マーニーが夢の中で残した杏奈への最後の言葉の意味
マーニーは杏奈との別れのとき、「大好きな杏奈、自分はもう、ここからいなくならなきゃならない、あなたにさよならしなければならない、だから許してくれるといって」という言葉を残しています。 ここで彼女が杏奈に許してほしいといっているのは、“サイロに杏奈を置き去りにしてしまったこと”と、“自分が湿っ地屋敷から去ること”のどちらの意味にも取ることができます。 さらに幼い孫娘をひとり遺してこの世を去った祖母の、彼女への謝罪としてもそのまま通じるのではないでしょうか。 そして杏奈の「あなたを許すわ。あなたのことが大好き。」という言葉も、目の前にいるマーニーへの言葉であると同時に、亡き祖母への言葉と考えることができます。 そしてこのシーンからエンディングまで、杏奈は当初「許せない」と語っていた自身の過去のことを、穏やかに受け入れ始めているようです。
考察まとめ:傷ついた少女の再生の物語
両親と祖母の死によって傷ついた杏奈はマーニーと出会い、初めてできた友達として楽しい時間を過ごしました。しかしそれらの出来事は、すべて杏奈が幼い頃に祖母から聞かされていた話を追体験したものだったのです。それでもマーニーと親友になったことで、杏奈の心の傷は癒えていきました。 そして、マーニーときちんと別れの言葉を交わし、「永遠に忘れない」と誓うことで、杏奈は過去を受け入れ立ち直ります。
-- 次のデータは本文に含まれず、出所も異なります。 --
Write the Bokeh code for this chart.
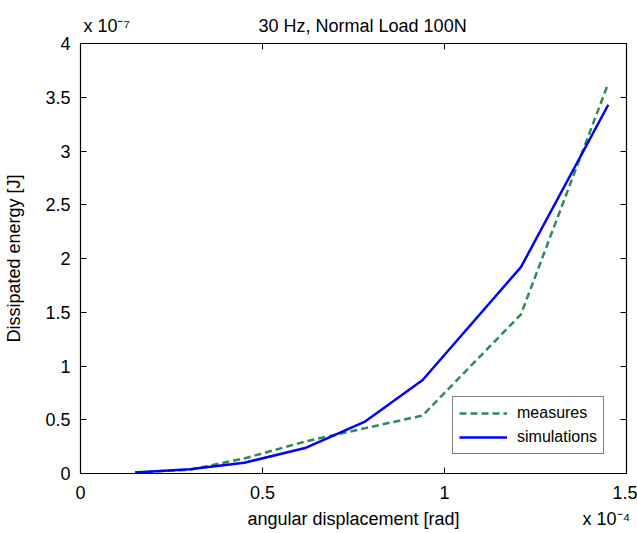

それは、彼女が両親や祖母に対してはできなかったこと、お別れを言うことを、マーニーに対してはできたからではないでしょうか。 『思い出のマーニー』は、過去に傷ついた経験や過ちを犯し、後悔を持ち続ける少女の再生の物語です。つらい別れを経験しても、それがのちの人生にいい影響を与えることもあると伝えているのです。
『思い出のマーニー』と他のジブリ作品の関係を考察
『思い出のマーニー』には過去のジブリ作品と似ているシーンが存在します。本作を見た人が過去のジブリ作品を思い出せるようにしているのかもしれないですね。 久子が絵を描くシーンは『風立ちぬ』の里見菜穂子が絵を描いているシーンを彷彿とさせます。『千と千尋の神隠し』のオープニングシーンも、なんとなく似ていますね。 また、湿地のなかにぽつんと佇む湿っ地屋敷は、『となりのトトロ』でサツキとメイの姉妹が住む、森の中の一軒家を思い起こさせます。 再度『思い出のマーニー』を鑑賞して、どこのシーンがどのジブリ作品と似ているかを考えるのも楽しいかもしれません。
『思い出のマーニー』を考察しながら見返してみよう!
『思い出のマーニー』の謎・疑問についての解説、考察をまとめてみました。 「マーニーとは一体誰なのか?」という問いは、映画のストーリーを引っ張る重要な要素の一つで、おそらく初見ではその謎解きを中心に見ることになるかと思います。 そして二回目以降、最初から「マーニーは杏奈の祖母なのだ」と分かっている状態で見ると、セリフの一つ一つがまた別の意味を持って、ストーリーが広がって行きます。『思い出のマーニー』は何度も見返したくなる、そんな映画なのです。